** begin **

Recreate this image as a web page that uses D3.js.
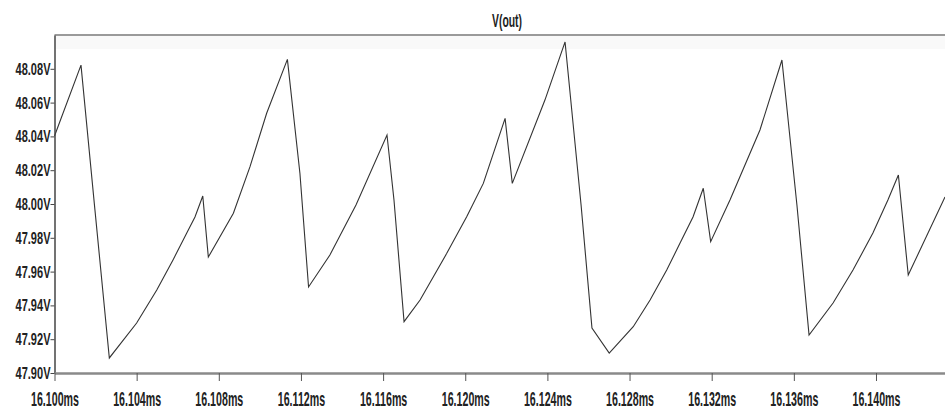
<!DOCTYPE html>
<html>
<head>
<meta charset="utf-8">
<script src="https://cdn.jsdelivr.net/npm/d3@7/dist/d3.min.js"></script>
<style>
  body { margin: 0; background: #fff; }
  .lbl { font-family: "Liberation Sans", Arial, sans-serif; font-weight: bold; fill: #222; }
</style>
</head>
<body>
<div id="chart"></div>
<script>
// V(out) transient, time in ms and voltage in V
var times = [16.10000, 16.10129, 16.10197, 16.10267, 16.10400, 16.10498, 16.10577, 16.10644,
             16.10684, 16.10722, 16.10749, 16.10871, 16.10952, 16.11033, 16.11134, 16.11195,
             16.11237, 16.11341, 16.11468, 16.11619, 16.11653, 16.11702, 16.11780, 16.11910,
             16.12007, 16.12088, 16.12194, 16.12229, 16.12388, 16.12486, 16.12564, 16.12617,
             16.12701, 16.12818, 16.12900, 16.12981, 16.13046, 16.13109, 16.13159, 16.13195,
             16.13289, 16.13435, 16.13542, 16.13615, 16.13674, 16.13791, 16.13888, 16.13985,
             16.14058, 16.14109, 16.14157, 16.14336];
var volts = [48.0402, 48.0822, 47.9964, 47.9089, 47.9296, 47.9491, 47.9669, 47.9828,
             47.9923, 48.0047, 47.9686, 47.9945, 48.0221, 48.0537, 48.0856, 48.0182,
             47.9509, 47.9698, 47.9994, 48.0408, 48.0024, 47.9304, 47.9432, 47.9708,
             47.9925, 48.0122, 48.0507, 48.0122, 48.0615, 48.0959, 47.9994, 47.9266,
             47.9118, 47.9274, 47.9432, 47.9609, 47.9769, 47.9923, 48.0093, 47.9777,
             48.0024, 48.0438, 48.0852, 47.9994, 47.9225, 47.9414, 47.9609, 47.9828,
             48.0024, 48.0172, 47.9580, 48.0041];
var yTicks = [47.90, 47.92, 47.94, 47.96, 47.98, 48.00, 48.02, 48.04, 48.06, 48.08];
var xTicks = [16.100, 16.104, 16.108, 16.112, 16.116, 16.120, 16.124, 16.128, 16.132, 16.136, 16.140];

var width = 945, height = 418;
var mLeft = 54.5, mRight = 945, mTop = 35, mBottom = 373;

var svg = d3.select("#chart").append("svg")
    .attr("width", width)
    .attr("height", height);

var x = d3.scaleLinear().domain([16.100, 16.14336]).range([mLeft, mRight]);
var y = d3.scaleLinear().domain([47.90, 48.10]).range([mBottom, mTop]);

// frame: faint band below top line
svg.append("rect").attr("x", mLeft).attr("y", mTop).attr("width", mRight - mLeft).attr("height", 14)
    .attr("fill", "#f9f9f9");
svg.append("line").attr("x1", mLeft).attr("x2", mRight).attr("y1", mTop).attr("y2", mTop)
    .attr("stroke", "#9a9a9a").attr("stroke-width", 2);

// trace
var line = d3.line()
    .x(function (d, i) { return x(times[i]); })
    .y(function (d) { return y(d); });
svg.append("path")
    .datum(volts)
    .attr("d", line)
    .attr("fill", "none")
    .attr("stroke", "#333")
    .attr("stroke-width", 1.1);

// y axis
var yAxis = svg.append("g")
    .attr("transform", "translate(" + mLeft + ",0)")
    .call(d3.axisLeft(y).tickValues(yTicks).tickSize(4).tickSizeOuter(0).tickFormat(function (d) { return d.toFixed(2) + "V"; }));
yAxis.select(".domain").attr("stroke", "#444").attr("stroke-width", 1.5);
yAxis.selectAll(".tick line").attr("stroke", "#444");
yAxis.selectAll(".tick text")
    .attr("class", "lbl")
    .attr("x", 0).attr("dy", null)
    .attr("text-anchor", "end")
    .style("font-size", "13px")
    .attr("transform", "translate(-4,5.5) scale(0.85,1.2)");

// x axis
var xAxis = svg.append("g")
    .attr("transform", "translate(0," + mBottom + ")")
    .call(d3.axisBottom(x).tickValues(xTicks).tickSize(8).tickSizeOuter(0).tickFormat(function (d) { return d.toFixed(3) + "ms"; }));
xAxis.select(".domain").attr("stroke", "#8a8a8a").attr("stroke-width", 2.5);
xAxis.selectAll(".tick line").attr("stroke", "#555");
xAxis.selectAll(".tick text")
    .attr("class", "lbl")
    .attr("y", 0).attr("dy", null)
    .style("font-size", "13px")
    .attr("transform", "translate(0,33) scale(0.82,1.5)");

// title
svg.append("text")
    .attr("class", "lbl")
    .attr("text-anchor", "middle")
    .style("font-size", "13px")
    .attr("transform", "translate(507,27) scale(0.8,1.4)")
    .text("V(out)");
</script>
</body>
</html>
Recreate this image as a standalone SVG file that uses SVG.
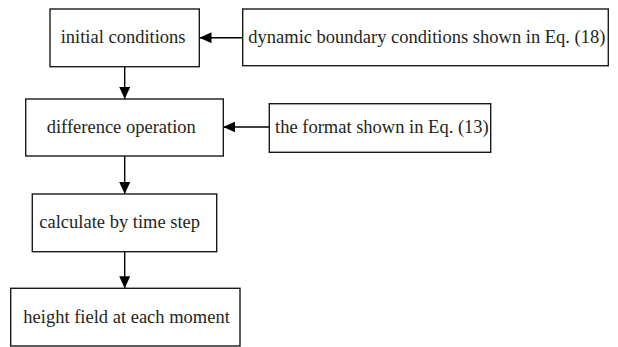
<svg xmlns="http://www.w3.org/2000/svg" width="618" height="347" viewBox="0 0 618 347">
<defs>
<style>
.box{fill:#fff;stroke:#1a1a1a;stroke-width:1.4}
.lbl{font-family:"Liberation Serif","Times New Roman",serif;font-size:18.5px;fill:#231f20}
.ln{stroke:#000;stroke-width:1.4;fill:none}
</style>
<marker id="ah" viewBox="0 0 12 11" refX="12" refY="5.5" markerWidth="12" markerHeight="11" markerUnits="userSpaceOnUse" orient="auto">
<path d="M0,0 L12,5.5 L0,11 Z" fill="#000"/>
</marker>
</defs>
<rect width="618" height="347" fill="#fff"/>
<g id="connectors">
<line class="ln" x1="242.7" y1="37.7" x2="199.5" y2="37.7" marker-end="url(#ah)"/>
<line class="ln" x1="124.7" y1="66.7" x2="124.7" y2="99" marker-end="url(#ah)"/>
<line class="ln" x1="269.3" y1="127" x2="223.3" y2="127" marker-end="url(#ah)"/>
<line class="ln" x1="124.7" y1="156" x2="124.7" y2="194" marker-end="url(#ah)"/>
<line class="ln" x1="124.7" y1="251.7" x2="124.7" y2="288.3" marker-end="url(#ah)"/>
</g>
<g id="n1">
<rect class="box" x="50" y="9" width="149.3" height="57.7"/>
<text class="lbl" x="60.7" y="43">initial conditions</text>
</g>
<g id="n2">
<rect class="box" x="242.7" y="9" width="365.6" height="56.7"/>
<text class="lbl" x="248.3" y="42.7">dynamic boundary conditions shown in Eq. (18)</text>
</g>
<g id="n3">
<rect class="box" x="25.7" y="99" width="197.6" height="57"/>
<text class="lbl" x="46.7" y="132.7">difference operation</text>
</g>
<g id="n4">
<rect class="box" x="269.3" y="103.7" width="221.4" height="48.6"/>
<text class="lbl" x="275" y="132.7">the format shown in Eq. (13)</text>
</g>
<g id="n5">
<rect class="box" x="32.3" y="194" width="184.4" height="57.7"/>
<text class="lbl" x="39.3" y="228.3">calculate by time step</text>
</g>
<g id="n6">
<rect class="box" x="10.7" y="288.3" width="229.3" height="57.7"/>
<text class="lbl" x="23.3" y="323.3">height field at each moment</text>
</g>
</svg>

** end **
** begin **

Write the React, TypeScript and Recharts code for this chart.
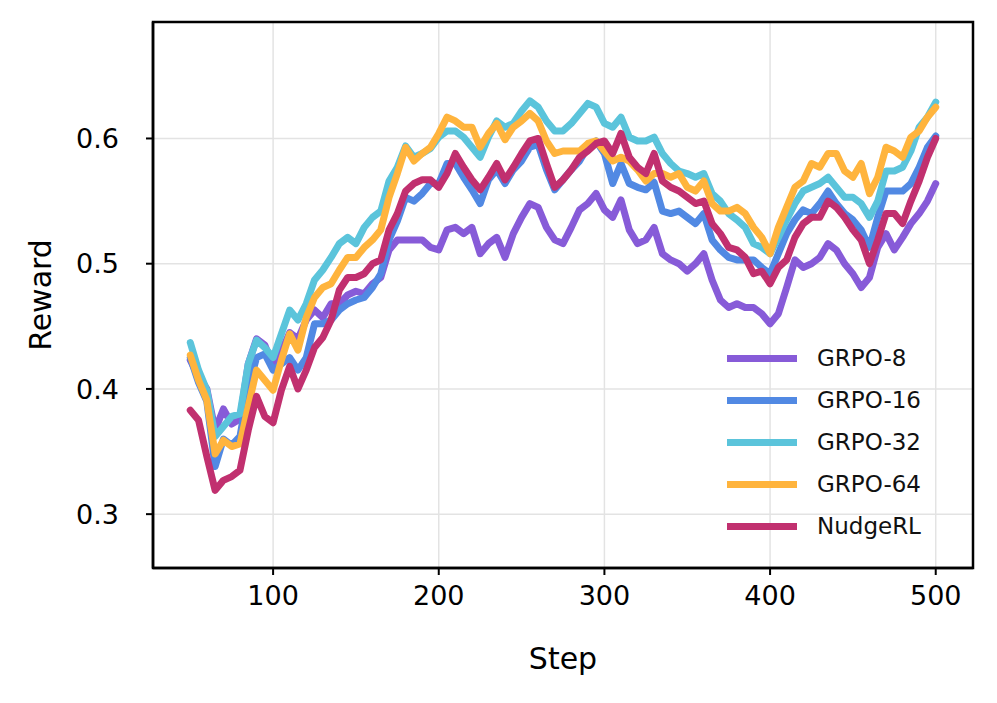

** end **
** begin **

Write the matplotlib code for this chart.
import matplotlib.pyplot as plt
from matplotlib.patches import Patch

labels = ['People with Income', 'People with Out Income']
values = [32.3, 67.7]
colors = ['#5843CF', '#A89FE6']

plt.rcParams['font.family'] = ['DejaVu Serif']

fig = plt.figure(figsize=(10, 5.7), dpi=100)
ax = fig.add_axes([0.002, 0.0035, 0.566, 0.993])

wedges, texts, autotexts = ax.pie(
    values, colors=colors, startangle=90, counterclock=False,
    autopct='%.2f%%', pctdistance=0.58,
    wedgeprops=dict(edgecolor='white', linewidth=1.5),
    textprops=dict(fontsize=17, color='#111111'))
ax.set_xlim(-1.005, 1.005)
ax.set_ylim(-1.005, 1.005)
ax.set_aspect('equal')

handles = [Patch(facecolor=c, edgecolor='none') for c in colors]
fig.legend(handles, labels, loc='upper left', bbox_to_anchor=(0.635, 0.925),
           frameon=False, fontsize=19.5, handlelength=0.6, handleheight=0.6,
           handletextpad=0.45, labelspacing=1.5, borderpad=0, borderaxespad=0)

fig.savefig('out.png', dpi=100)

** end **

= Exercise objective =
Copy out every line from the data above that has "Recreate" in it.

= The response =
Recreate this image as a web page that uses D3.js.
Recreate this image as a standalone SVG file that uses SVG.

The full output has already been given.